* [SHORT TASK]:
What you return should match every record exactly, with the images removed.

* [DATA ROWS]:

--

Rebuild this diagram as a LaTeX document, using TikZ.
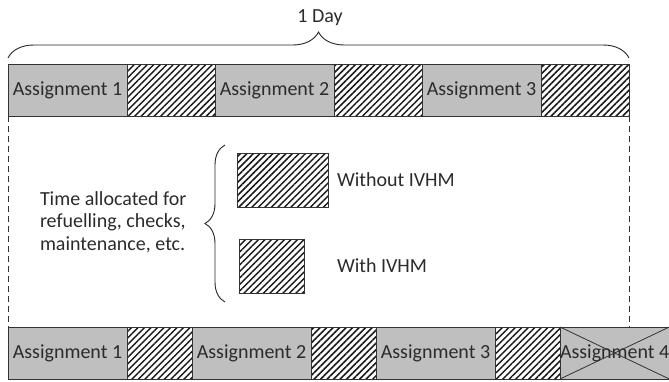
\documentclass[tikz,border=0pt]{standalone}
\usepackage{fontspec}
\setmainfont{Carlito}
\usetikzlibrary{positioning, patterns.meta, decorations.pathreplacing}
\definecolor{slotgray}{HTML}{BFBFBF}
\definecolor{inkgray}{HTML}{2B2B2B}
\tikzstyle{every node}=[inner sep=0pt, outer sep=0pt, text=inkgray, font=\fontsize{20}{22.5}\selectfont]
\tikzstyle{task}=[draw=black!80, line width=0.8pt, fill=slotgray, minimum width=119, minimum height=52]
\tikzstyle{hatch}=[draw=black!80, line width=0.8pt, minimum height=52,
  pattern={Lines[angle=45, distance=4.6pt, line width=1.5pt]}, pattern color=black!90]
\tikzstyle{dashline}=[draw=black!80, line width=0.9pt, dash pattern=on 6pt off 4pt]
\tikzstyle{bracket}=[draw=black!85, line width=0.9pt, decorate]

\begin{document}
\begin{tikzpicture}[x=1pt, y=-1pt]
\useasboundingbox (0,0) rectangle (669,381);
% One day of flying
    \node[task, anchor=north west] (t1) at (8,64) {Assignment 1};
    \node[hatch, minimum width=88, right=0pt of t1] (th1) {};
    \node[task, right=0pt of th1] (t2) {Assignment 2};
    \node[hatch, minimum width=88, right=0pt of t2] (th2) {};
    \node[task, right=0pt of th2] (t3) {Assignment 3};
    \node[hatch, minimum width=88, right=0pt of t3] (th3) {};
    \draw[bracket, decoration={brace, amplitude=26pt}] (t1.north west) ++(0,-6) coordinate (dayl)
        (th3.north east) ++(0,-6) coordinate (dayr)
        (dayl) -- (dayr);
    \node (day) at (320,18) {1 Day};
% Same day with IVHM
    \node[task, anchor=north west] (b1) at (8,327) {Assignment 1};
    \node[hatch, minimum width=65, right=0pt of b1] (bh1) {};
    \node[task, right=0pt of bh1] (b2) {Assignment 2};
    \node[hatch, minimum width=65, right=0pt of b2] (bh2) {};
    \node[task, right=0pt of bh2] (b3) {Assignment 3};
    \node[hatch, minimum width=65, right=0pt of b3] (bh3) {};
    \node[task, minimum width=106, right=0pt of bh3] (b4) {Assignment 4};
    \draw[black!80, line width=0.8pt] (b4.north west) -- (b4.south east);
    \draw[black!80, line width=0.8pt] (b4.south west) -- (b4.north east);
% Dashed frame
    \draw[dashline] (t1.south west) -- (b1.north west);
    \draw[dashline] (th3.south east) -- (th3.south east |- b1.north);
% Legend
    \node[align=left, anchor=west] (why) at (40,222)
        {Time allocated for\\refuelling, checks,\\maintenance, etc.};
    \node[hatch, minimum width=91, minimum height=54, anchor=north west] (hwo) at (237,153) {};
    \node[hatch, minimum width=65, minimum height=54, anchor=north west] (hw) at (239,239) {};
    \node[anchor=west, right=9pt of hwo] (lwo) {Without IVHM};
    \node[anchor=west] (lw) at (lwo.west |- hw) {With IVHM};
    \draw[bracket, decoration={brace, amplitude=20pt}] (225,302) -- (225,145);
\end{tikzpicture}
\end{document}
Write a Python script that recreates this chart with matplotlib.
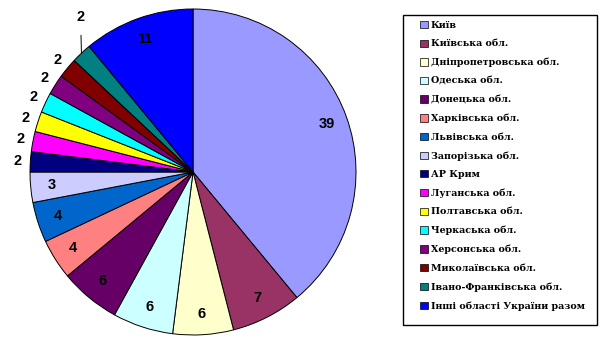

--

* [RESPONSE TO THIS EXERCISE]:
Rebuild this diagram as a LaTeX document, using TikZ.
\documentclass[tikz,border=0pt]{standalone}
\usepackage{fontspec}
\setmainfont{Carlito}
\usetikzlibrary{positioning, patterns.meta, decorations.pathreplacing}
\definecolor{slotgray}{HTML}{BFBFBF}
\definecolor{inkgray}{HTML}{2B2B2B}
\tikzstyle{every node}=[inner sep=0pt, outer sep=0pt, text=inkgray, font=\fontsize{20}{22.5}\selectfont]
\tikzstyle{task}=[draw=black!80, line width=0.8pt, fill=slotgray, minimum width=119, minimum height=52]
\tikzstyle{hatch}=[draw=black!80, line width=0.8pt, minimum height=52,
  pattern={Lines[angle=45, distance=4.6pt, line width=1.5pt]}, pattern color=black!90]
\tikzstyle{dashline}=[draw=black!80, line width=0.9pt, dash pattern=on 6pt off 4pt]
\tikzstyle{bracket}=[draw=black!85, line width=0.9pt, decorate]

\begin{document}
\begin{tikzpicture}[x=1pt, y=-1pt]
\useasboundingbox (0,0) rectangle (669,381);
% One day of flying
    \node[task, anchor=north west] (t1) at (8,64) {Assignment 1};
    \node[hatch, minimum width=88, right=0pt of t1] (th1) {};
    \node[task, right=0pt of th1] (t2) {Assignment 2};
    \node[hatch, minimum width=88, right=0pt of t2] (th2) {};
    \node[task, right=0pt of th2] (t3) {Assignment 3};
    \node[hatch, minimum width=88, right=0pt of t3] (th3) {};
    \draw[bracket, decoration={brace, amplitude=26pt}] (t1.north west) ++(0,-6) coordinate (dayl)
        (th3.north east) ++(0,-6) coordinate (dayr)
        (dayl) -- (dayr);
    \node (day) at (320,18) {1 Day};
% Same day with IVHM
    \node[task, anchor=north west] (b1) at (8,327) {Assignment 1};
    \node[hatch, minimum width=65, right=0pt of b1] (bh1) {};
    \node[task, right=0pt of bh1] (b2) {Assignment 2};
    \node[hatch, minimum width=65, right=0pt of b2] (bh2) {};
    \node[task, right=0pt of bh2] (b3) {Assignment 3};
    \node[hatch, minimum width=65, right=0pt of b3] (bh3) {};
    \node[task, minimum width=106, right=0pt of bh3] (b4) {Assignment 4};
    \draw[black!80, line width=0.8pt] (b4.north west) -- (b4.south east);
    \draw[black!80, line width=0.8pt] (b4.south west) -- (b4.north east);
% Dashed frame
    \draw[dashline] (t1.south west) -- (b1.north west);
    \draw[dashline] (th3.south east) -- (th3.south east |- b1.north);
% Legend
    \node[align=left, anchor=west] (why) at (40,222)
        {Time allocated for\\refuelling, checks,\\maintenance, etc.};
    \node[hatch, minimum width=91, minimum height=54, anchor=north west] (hwo) at (237,153) {};
    \node[hatch, minimum width=65, minimum height=54, anchor=north west] (hw) at (239,239) {};
    \node[anchor=west, right=9pt of hwo] (lwo) {Without IVHM};
    \node[anchor=west] (lw) at (lwo.west |- hw) {With IVHM};
    \draw[bracket, decoration={brace, amplitude=20pt}] (225,302) -- (225,145);
\end{tikzpicture}
\end{document}
Write a Python script that recreates this chart with matplotlib.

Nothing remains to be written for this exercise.